ASP Flood Design in WCSB Heavy Oil
The most advanced ASP flooding in the WCSB has been conducted at Pelican Lake, where Husky Energy and ConocoPhillips implemented ASP testing from 2012 to 2016 using Na2CO3 at 1.5 wt%, alkyl benzene sulfonate at 0.4 wt%, and HPAM (18 million Daltons) at 1,400 mg/L. The formulation achieved IFT of 0.0006 mN/m in phase behaviour tests at 22°C. ASP injection patterns confirmed incremental oil production of 3.8 to 7.2 m³/day per injector above the co-running polymer flood baseline, with cumulative incremental production of 18,000 to 31,000 barrels per injector over 24 to 36 months of slug injection and subsequent polymer drive.

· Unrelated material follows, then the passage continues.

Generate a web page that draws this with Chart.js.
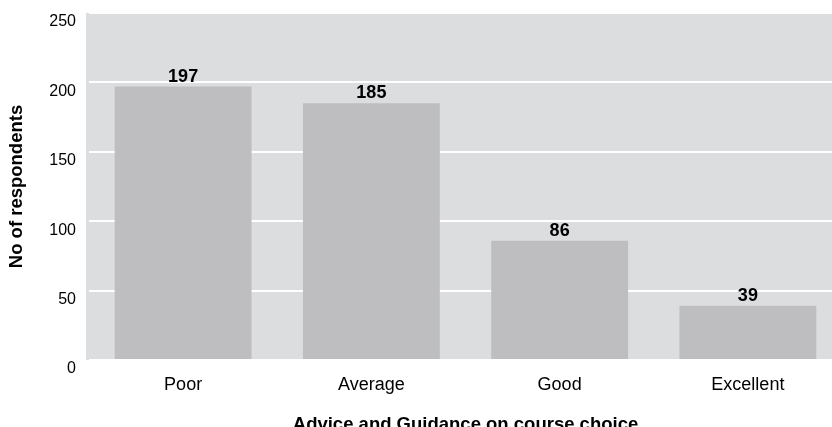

The Saskatchewan Lloydminster Colony sand (acid number 1.5 to 4.5 mg KOH/g, 500 to 2,000 mD, 16 to 22°C) has been identified as a second major ASP target: SRC-funded laboratory ASP tests on Colony crude at 18°C using 1.5 wt% Na2CO3 + 0.5 wt% IOS + 1,600 mg/L HPAM achieved IFT of 0.0009 mN/m and coreflood incremental recovery of 21.4% OOIP above waterflood. A 4-injector, 5-producer field pilot sanctioned in the Lloydminster area in 2022 (total capex CAD 4.8 million including softening plant, surfactant dosing, polymer mixing, and emulsion handling) was in the pre-injection preparation phase as of 2024.
Fast Facts
The ASP process was first proposed as a combined system by J.J. Taber and F.D. Martin of the University of Wyoming and researchers at Shell Development Company in the late 1970s, with the first controlled laboratory corefloods published by Pope, Wang, and Tsaur in 1979 (SPE paper 8365), demonstrating the synergistic effect of combining all three components versus any two-component combination. The optimal salinity concept underlying ASP surfactant design was developed by W.C. Holm and V.A. Csaszar of Marathon Oil in 1962 and given a rigorous theoretical framework by K.S. Chan and D.O. Shah at the University of Florida in 1980 using the Winsor phase classification system. The Petroleum Technology Alliance Canada (PTAC) funded the Heavy Oil Chemical EOR Pilot Study (HOCES) from 2010 to 2015, evaluating ASP formulations for 11 WCSB heavy oil formations using a standardised laboratory protocol, confirming positive incremental recovery in 8 of the 11 formations tested and providing the technical foundation for the Pelican Lake and Lloydminster pilot programmes. Alpha-olefin sulfonate surfactant used in WCSB ASP formulations is produced in Canada by Stepan Company at its Longford Mills, Ontario facility (approximately 12,000 tonnes/year annual AOS capacity), covering approximately 40% of anticipated demand if planned WCSB ASP commercial development programmes proceed to full-field scale by 2030. The Alberta Energy Regulator's Chemical EOR Regulatory Framework (published in AER Bulletin 2021-09) requires operators conducting ASP pilots to submit a produced water management plan addressing HPAM disposal, emulsion treatment, and potential formation damage from polymer-bearing reinjection water before pilot injection approval is granted.